Der Aufstand im Warschauer Ghetto im Frühjahr
1943 ist zu einem Symbol jüdischen Heldenmutes geworden. Und nicht viele der
ehemaligen Ghettokämpfer haben den Krieg überlebt. Von den ehemaligen
Ghettokämpfern, die überlebten, sind insbesondere Yitzchak Cukierman, Cywia
Lubetkin und - vor allem - Marek Edelman mit Interviews und/oder eigenen
schriftlichen Erinnerungen an den Aufstand an die Öffentlichkeit getreten.
Mordechaj selbst hat den Krieg nicht überlebt. Er
fiel während des Aufstandes. So haben wir keine Informationen aus allererster
Hand.
Aber es gibt ein paar sehr gute Bekannte Mordechajs, die den Krieg überlebt
haben, und diese heute in Israel lebenden Menschen habe ich interviewt. Diese
Wenigen, die ihn wirklich kannten, habe ich gebeten, sich so genau wie möglich
an jedes Detail zu erinnern.
Diese Einzelheiten über Mordechajs Leben, seinen
Charakter, seine Träume - und es war nicht sein Traum zu sterben, wie von den
Leuten behauptet wird, die ihn weniger gut oder fast gar nicht kannten - habe
ich in diesem Buch zusammengetragen. Ich habe versucht, aus diesen Erinnerungen
ein möglichst lebendiges Bild vom Kommandanten des Warschauer Ghettoaufstandes
erstehen zu lassen. Ein lebendiges Bild von Mordechaj und vom Leben und Sterben
der Juden in Polen unter der nationalsozialistischen Besatzung.
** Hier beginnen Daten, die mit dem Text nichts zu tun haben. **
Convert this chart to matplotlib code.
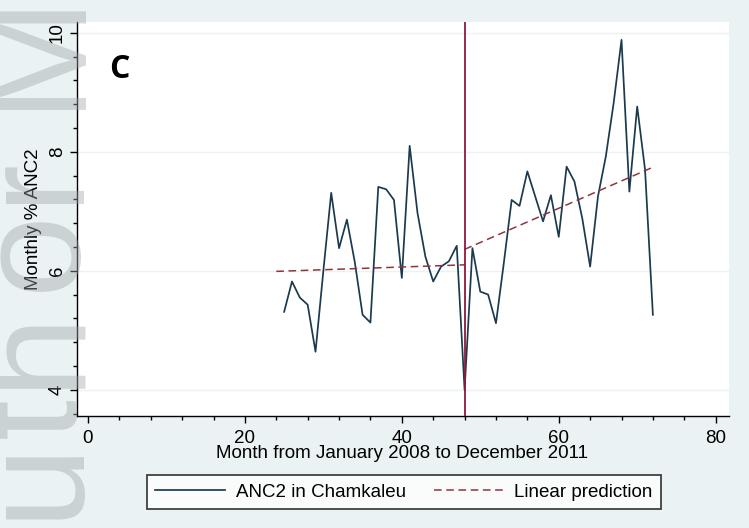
import matplotlib
matplotlib.use("Agg")
import matplotlib.pyplot as plt
import numpy as np
from matplotlib.ticker import MultipleLocator
from matplotlib.lines import Line2D

months = list(range(25, 73))
anc2 = [5.31, 5.82, 5.55, 5.43, 4.64, 6.00, 7.31, 6.38, 6.86, 6.15,
        5.26, 5.13, 7.41, 7.37, 7.19, 5.88, 8.10, 6.97, 6.24, 5.82,
        6.07, 6.16, 6.42, 4.00, 6.38, 5.65, 5.60, 5.12, 6.13, 7.19,
        7.09, 7.67, 7.25, 6.83, 7.27, 6.57, 7.75, 7.50, 6.88, 6.07,
        7.25, 7.92, 8.82, 9.88, 7.33, 8.76, 7.70, 5.26]
pred_pre_x = [24, 48]
pred_pre_y = [5.99, 6.10]
pred_post_x = [48, 72]
pred_post_y = [6.36, 7.74]
intervention = 48

xticks = [0, 20, 40, 60, 80]
yticks = [4, 6, 8, 10]

watermark_letters = ["u", "t", "h", "o", "r", "M"]

BG = "#eaf2f3"
FS = 13.5
plt.rcParams['font.family'] = ['Liberation Sans', 'DejaVu Sans']

fig = plt.figure(figsize=(7.49, 5.28), dpi=100, facecolor=BG)
ax = fig.add_axes([77/749, 1-416/528, (729-77)/749, (416-22)/528])
ax.set_facecolor("white")

ax.set_xlim(-1.4, 81.7)
ax.set_ylim(3.56, 10.18)

for yv in yticks:
    ax.axhline(yv, color=BG, lw=1.0, zorder=0)

ax.plot(months, anc2, color="#1b3a4e", lw=1.25, zorder=3)
ax.plot(pred_pre_x, pred_pre_y, color="#90353b", lw=1.1, ls=(0, (5, 3)), zorder=4)
ax.plot(pred_post_x, pred_post_y, color="#90353b", lw=1.1, ls=(0, (5, 3)), zorder=4)
ax.axvline(intervention, color="#8c1a3c", lw=1.3, zorder=5)

for s in ["top", "right"]:
    ax.spines[s].set_visible(False)
for s in ["left", "bottom"]:
    ax.spines[s].set_color("black")
    ax.spines[s].set_linewidth(1.0)

ax.set_xticks(xticks)
ax.set_yticks(yticks)
ax.xaxis.set_minor_locator(MultipleLocator(4))
ax.yaxis.set_minor_locator(MultipleLocator(0.4))
ax.tick_params(axis='both', which='major', length=5, width=1.0, labelsize=FS, pad=5)
ax.tick_params(axis='both', which='minor', length=3, width=1.0)
ax.tick_params(axis='y', which='major', pad=3)
for lab in ax.get_yticklabels():
    lab.set_rotation(90)
    lab.set_va('center')

ax.text(4.0, 9.38, "C", fontsize=23, fontweight='bold', family=['Open Sans', 'DejaVu Sans'],
        ha='center', va='center', color='black')

fig.text(402/749, 1-453/528, "Month from January 2008 to December 2011",
         ha='center', va='center', fontsize=FS)
fig.text(34/749, 1-219/528, "Monthly % ANC2", rotation=90,
         ha='center', va='center', fontsize=FS)

handles = [Line2D([], [], color="#1b3a4e", lw=1.25),
           Line2D([], [], color="#90353b", lw=1.1, ls=(0, (5, 3)))]
leg = fig.legend(handles, ["ANC2 in Chamkaleu", "Linear prediction"],
                 loc='center', bbox_to_anchor=(404/749, 1-492/528), ncol=2,
                 frameon=True, fancybox=False, edgecolor='black', fontsize=FS,
                 handlelength=3.7, handletextpad=0.6, columnspacing=1.5,
                 borderpad=0.45, borderaxespad=0)
leg.get_frame().set_linewidth(1.2)

# faint "Author Manuscript" watermark (only part of it shows in the picture)
wm_centres_px = [478, 417, 347, 250, 178, 48]
for ch, yc in zip(watermark_letters, wm_centres_px):
    fig.text(75/749, 1-yc/528, ch, rotation=90, rotation_mode='anchor',
             ha='center', va='baseline', fontsize=106, color='#a0a5a7',
             alpha=0.42, zorder=10)

fig.savefig("out.png", dpi=100, facecolor=BG)
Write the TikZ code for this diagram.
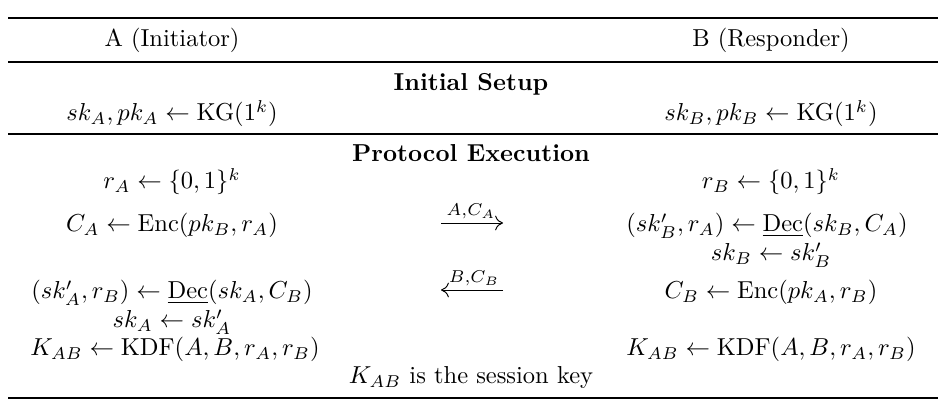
\documentclass[tikz,border=0pt]{standalone}
\usepackage{amsmath}
\usetikzlibrary{arrows.meta}
\begin{document}
\begin{tikzpicture}[x=0.408pt,y=-0.408pt,
  txt/.style={anchor=base,inner sep=0pt},
  lbl/.style={anchor=base,inner sep=0pt},
  heavyrule/.style={line width=0.8pt},
  lightrule/.style={line width=0.5pt},
  msg/.style={-{Computer Modern Rightarrow[length=3.2pt,width=6pt]},line width=0.4pt}]
\useasboundingbox (0,0) rectangle (946,414);
% rules
\coordinate (r1l) at (8,18);  \coordinate (r1r) at (938,18);
\coordinate (r2l) at (8,62);  \coordinate (r2r) at (938,62);
\coordinate (r3l) at (8,134); \coordinate (r3r) at (938,134);
\coordinate (r4l) at (8,398); \coordinate (r4r) at (938,398);
\draw[heavyrule] (r1l) -- (r1r);
\draw[lightrule] (r2l) -- (r2r);
\draw[lightrule] (r3l) -- (r3r);
\draw[heavyrule] (r4l) -- (r4r);
% header
\node[txt] (hA) at (172,47) {A (Initiator)};
\node[txt] (hB) at (771,47) {B (Responder)};
% initial setup
\node[txt] (is) at (471,91) {\textbf{Initial Setup}};
\node[txt] (kgA) at (172,121) {$sk_A, pk_A \leftarrow \mathrm{KG}(1^k)$};
\node[txt] (kgB) at (771,121) {$sk_B, pk_B \leftarrow \mathrm{KG}(1^k)$};
% protocol execution
\node[txt] (pe) at (471,162) {\textbf{Protocol Execution}};
\node[txt] (rA) at (172,189) {$r_A \leftarrow \{0,1\}^k$};
\node[txt] (rB) at (771,189) {$r_B \leftarrow \{0,1\}^k$};
\node[txt] (cA) at (172,232) {$C_A \leftarrow \mathrm{Enc}(pk_B, r_A)$};
\node[txt] (decB) at (767,232) {$(sk'_B, r_A) \leftarrow \underline{\mathrm{Dec}}(sk_B, C_A)$};
\node[txt] (skB) at (771,261) {$sk_B \leftarrow sk'_B$};
\node[txt] (decA) at (172,299) {$(sk'_A, r_B) \leftarrow \underline{\mathrm{Dec}}(sk_A, C_B)$};
\node[txt] (cB) at (771,299) {$C_B \leftarrow \mathrm{Enc}(pk_A, r_B)$};
\node[txt] (skA) at (172,328) {$sk_A \leftarrow sk'_A$};
\node[txt] (kA) at (175,356) {$K_{AB} \leftarrow \mathrm{KDF}(A, B, r_A, r_B)$};
\node[txt] (kB) at (771,356) {$K_{AB} \leftarrow \mathrm{KDF}(A, B, r_A, r_B)$};
\node[txt] (sess) at (471,384) {$K_{AB}$ is the session key};
% messages
\coordinate (m1s) at (441,223); \coordinate (m1e) at (503,223);
\coordinate (m2s) at (503,290); \coordinate (m2e) at (441,290);
\draw[msg] (m1s) -- (m1e);
\draw[msg] (m2s) -- (m2e);
\node[lbl] (l1) at (471,216) {$\scriptstyle A,C_A$};
\node[lbl] (l2) at (474,283) {$\scriptstyle B,C_B$};
\end{tikzpicture}
\end{document}
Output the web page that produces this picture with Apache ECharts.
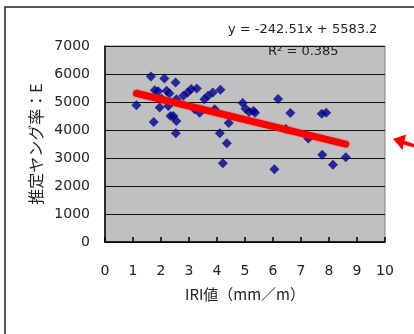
<!DOCTYPE html>
<html>
<head>
<meta charset="utf-8">
<script src="https://cdn.jsdelivr.net/npm/echarts@6/dist/echarts.min.js"></script>
<style>
html,body{margin:0;padding:0;background:#fff;}
#chart{width:414px;height:334px;}
</style>
</head>
<body>
<div id="chart"></div>
<script>
// IRI value (mm/m)
var iri = [1.12, 1.64, 1.74, 1.78, 1.90, 2.12, 1.95, 2.02, 2.20, 2.30, 2.26, 2.34, 2.44, 2.52, 2.55, 2.55, 2.53, 2.80, 2.95, 3.08, 3.28, 3.20, 3.38, 3.55, 3.68, 3.85, 4.12, 3.92, 4.10, 4.21, 4.35, 4.42, 4.92, 5.02, 5.15, 5.30, 5.36, 6.18, 6.05, 6.46, 6.62, 7.26, 7.74, 7.90, 7.76, 8.14, 8.60];
// Estimated Young's modulus E
var modulus = [4880, 5910, 4290, 5420, 5380, 5840, 4800, 5120, 5400, 5300, 4860, 4500, 4500, 5700, 5100, 4320, 3880, 5220, 5340, 5460, 5480, 4740, 4620, 5100, 5220, 5340, 5440, 4740, 3880, 2810, 3530, 4250, 4960, 4760, 4640, 4680, 4620, 5110, 2600, 4040, 4610, 3700, 4580, 4620, 3120, 2760, 3030];
// Trendline coefficients as printed on the chart
var trendSlope = -242.51;
var trendIntercept = 5583.2;
var eqLabel = 'y = -242.51x + 5583.2';
var r2Label = 'R² = 0.385';
var xTicks = [0,1,2,3,4,5,6,7,8,9,10];
var yTicks = [0,1000,2000,3000,4000,5000,6000,7000];

var points = iri.map(function(v,i){return [v, modulus[i]];});
var xmin = Math.min.apply(null, iri), xmax = Math.max.apply(null, iri);
var trend = [[xmin, trendSlope*xmin+trendIntercept],[xmax, trendSlope*xmax+trendIntercept]];

var chart = echarts.init(document.getElementById('chart'), null, {renderer:'canvas'});
var numFont = 'DejaVu Sans';
chart.setOption({
  animation:false,
  backgroundColor:'#ffffff',
  grid:{left:105, top:46, right:29, bottom:92, show:true, backgroundColor:'#c0c0c0', borderColor:'#808080', borderWidth:1},
  xAxis:{
    type:'value', min:xTicks[0], max:xTicks[xTicks.length-1], interval:1,
    axisLine:{show:true, onZero:false, lineStyle:{color:'#000', width:1.5}},
    axisTick:{show:true, inside:true, length:5, lineStyle:{color:'#000', width:1.5}},
    axisLabel:{margin:22, fontFamily:numFont, fontSize:14, color:'#222', formatter:function(v){return String(v);}},
    splitLine:{show:false},
    name:'IRI値（mm／m）', nameLocation:'middle', nameGap:45,
    nameTextStyle:{fontFamily:'Noto Sans CJK JP', fontSize:15, color:'#222'}
  },
  yAxis:{
    type:'value', min:yTicks[0], max:yTicks[yTicks.length-1], interval:1000,
    axisLine:{show:true, onZero:false, lineStyle:{color:'#000', width:1.5}},
    axisTick:{show:false},
    axisLabel:{margin:15, fontFamily:numFont, fontSize:14, color:'#222', formatter:function(v){return String(v);}},
    splitLine:{show:true, lineStyle:{color:'#111', width:1.2}},
    name:'推定ヤング率：E', nameLocation:'middle', nameGap:44, nameRotate:90,
    nameTextStyle:{fontFamily:'Noto Sans CJK JP', fontSize:16, color:'#222'}
  },
  series:[
    {type:'scatter', data:points, symbol:'diamond', symbolSize:10, itemStyle:{color:'#00008b'}, z:2},
    {type:'line', data:trend, symbol:'none', lineStyle:{color:'#ff0000', width:7, cap:'round', shadowBlur:2, shadowColor:'rgba(255,0,0,0.5)'}, z:3, silent:true}
  ],
  graphic:[
    {type:'rect', shape:{x:5, y:7, width:430, height:350}, style:{fill:'none', stroke:'#222', lineWidth:1.5}, silent:true},
    {type:'text', left:228, top:23, style:{text:eqLabel, fontFamily:numFont, fontSize:13, fill:'#222'}},
    {type:'text', left:268, top:45, style:{text:r2Label, fontFamily:numFont, fontSize:13, fill:'#222'}, z:10},
    {type:'polygon', shape:{points:[[393,139],[406,134.5],[404.5,140.5],[414,144],[414,147.5],[403.5,144.5],[402.5,150]]}, style:{fill:'#ff0000'}, silent:true}
  ]
});
</script>
</body>
</html>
Ich wollte von der damaligen Situation
der Menschen und ihren Emotionen schreiben, um den Lesern von heute
die Umstände des Lebens und Sterbens, wie es damals war, soweit wie überhaupt
möglich, nahebringen zu können. Mit Zahlen und Fakten allein geht das nicht.
Deswegen enthält mein Buch neben den wesentlichen historischen Fakten sehr viele
Augenzeugenberichte.
Ich habe versucht, eine atmosphärische
Schilderung eines Abschnittes der Geschichte zu geben - sozusagen die Zeit
zurückzudrehen und das Ghetto, die Menschen wiederauferstehen zu lassen.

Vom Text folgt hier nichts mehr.